Print the data that follows exactly.

> [Stored data]
_____

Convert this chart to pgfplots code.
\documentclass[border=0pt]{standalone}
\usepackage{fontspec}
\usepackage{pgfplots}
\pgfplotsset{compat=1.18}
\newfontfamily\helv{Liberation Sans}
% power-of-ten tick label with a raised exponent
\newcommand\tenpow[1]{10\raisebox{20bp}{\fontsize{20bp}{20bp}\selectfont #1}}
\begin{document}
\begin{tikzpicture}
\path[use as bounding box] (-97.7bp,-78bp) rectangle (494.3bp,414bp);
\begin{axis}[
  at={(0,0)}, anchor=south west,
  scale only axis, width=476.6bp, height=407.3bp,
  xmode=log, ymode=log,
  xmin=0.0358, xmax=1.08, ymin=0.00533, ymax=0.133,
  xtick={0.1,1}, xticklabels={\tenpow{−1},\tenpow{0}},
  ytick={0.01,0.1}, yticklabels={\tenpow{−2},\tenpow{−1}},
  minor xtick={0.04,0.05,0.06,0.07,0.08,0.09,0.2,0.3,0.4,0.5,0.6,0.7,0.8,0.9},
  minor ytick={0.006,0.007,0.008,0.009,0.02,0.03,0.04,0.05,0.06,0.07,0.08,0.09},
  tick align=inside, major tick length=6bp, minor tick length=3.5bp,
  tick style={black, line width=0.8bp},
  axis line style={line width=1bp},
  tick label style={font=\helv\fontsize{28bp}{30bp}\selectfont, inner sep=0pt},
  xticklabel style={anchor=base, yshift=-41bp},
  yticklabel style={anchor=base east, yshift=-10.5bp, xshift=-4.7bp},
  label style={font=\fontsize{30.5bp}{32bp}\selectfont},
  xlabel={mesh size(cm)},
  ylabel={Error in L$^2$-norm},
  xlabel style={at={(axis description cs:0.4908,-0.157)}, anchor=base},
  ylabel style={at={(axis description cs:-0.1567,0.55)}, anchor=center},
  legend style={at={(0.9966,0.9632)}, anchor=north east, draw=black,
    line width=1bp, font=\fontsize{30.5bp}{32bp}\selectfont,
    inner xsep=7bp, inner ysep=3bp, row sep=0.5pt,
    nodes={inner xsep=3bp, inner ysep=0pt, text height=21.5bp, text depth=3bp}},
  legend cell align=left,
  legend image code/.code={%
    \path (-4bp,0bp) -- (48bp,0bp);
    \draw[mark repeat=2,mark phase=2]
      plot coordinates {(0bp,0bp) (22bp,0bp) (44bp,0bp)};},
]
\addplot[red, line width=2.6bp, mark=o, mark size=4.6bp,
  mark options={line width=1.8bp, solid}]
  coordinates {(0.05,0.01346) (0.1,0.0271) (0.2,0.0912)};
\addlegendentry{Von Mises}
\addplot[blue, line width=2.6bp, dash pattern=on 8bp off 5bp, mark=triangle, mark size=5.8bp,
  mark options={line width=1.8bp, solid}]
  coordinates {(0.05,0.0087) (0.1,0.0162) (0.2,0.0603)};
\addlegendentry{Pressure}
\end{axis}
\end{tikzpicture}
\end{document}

_____

> [Task solution]
Convert this chart to pgfplots code.
\documentclass[border=0pt]{standalone}
\usepackage{fontspec}
\usepackage{pgfplots}
\pgfplotsset{compat=1.18}
\newfontfamily\helv{Liberation Sans}
% power-of-ten tick label with a raised exponent
\newcommand\tenpow[1]{10\raisebox{20bp}{\fontsize{20bp}{20bp}\selectfont #1}}
\begin{document}
\begin{tikzpicture}
\path[use as bounding box] (-97.7bp,-78bp) rectangle (494.3bp,414bp);
\begin{axis}[
  at={(0,0)}, anchor=south west,
  scale only axis, width=476.6bp, height=407.3bp,
  xmode=log, ymode=log,
  xmin=0.0358, xmax=1.08, ymin=0.00533, ymax=0.133,
  xtick={0.1,1}, xticklabels={\tenpow{−1},\tenpow{0}},
  ytick={0.01,0.1}, yticklabels={\tenpow{−2},\tenpow{−1}},
  minor xtick={0.04,0.05,0.06,0.07,0.08,0.09,0.2,0.3,0.4,0.5,0.6,0.7,0.8,0.9},
  minor ytick={0.006,0.007,0.008,0.009,0.02,0.03,0.04,0.05,0.06,0.07,0.08,0.09},
  tick align=inside, major tick length=6bp, minor tick length=3.5bp,
  tick style={black, line width=0.8bp},
  axis line style={line width=1bp},
  tick label style={font=\helv\fontsize{28bp}{30bp}\selectfont, inner sep=0pt},
  xticklabel style={anchor=base, yshift=-41bp},
  yticklabel style={anchor=base east, yshift=-10.5bp, xshift=-4.7bp},
  label style={font=\fontsize{30.5bp}{32bp}\selectfont},
  xlabel={mesh size(cm)},
  ylabel={Error in L$^2$-norm},
  xlabel style={at={(axis description cs:0.4908,-0.157)}, anchor=base},
  ylabel style={at={(axis description cs:-0.1567,0.55)}, anchor=center},
  legend style={at={(0.9966,0.9632)}, anchor=north east, draw=black,
    line width=1bp, font=\fontsize{30.5bp}{32bp}\selectfont,
    inner xsep=7bp, inner ysep=3bp, row sep=0.5pt,
    nodes={inner xsep=3bp, inner ysep=0pt, text height=21.5bp, text depth=3bp}},
  legend cell align=left,
  legend image code/.code={%
    \path (-4bp,0bp) -- (48bp,0bp);
    \draw[mark repeat=2,mark phase=2]
      plot coordinates {(0bp,0bp) (22bp,0bp) (44bp,0bp)};},
]
\addplot[red, line width=2.6bp, mark=o, mark size=4.6bp,
  mark options={line width=1.8bp, solid}]
  coordinates {(0.05,0.01346) (0.1,0.0271) (0.2,0.0912)};
\addlegendentry{Von Mises}
\addplot[blue, line width=2.6bp, dash pattern=on 8bp off 5bp, mark=triangle, mark size=5.8bp,
  mark options={line width=1.8bp, solid}]
  coordinates {(0.05,0.0087) (0.1,0.0162) (0.2,0.0603)};
\addlegendentry{Pressure}
\end{axis}
\end{tikzpicture}
\end{document}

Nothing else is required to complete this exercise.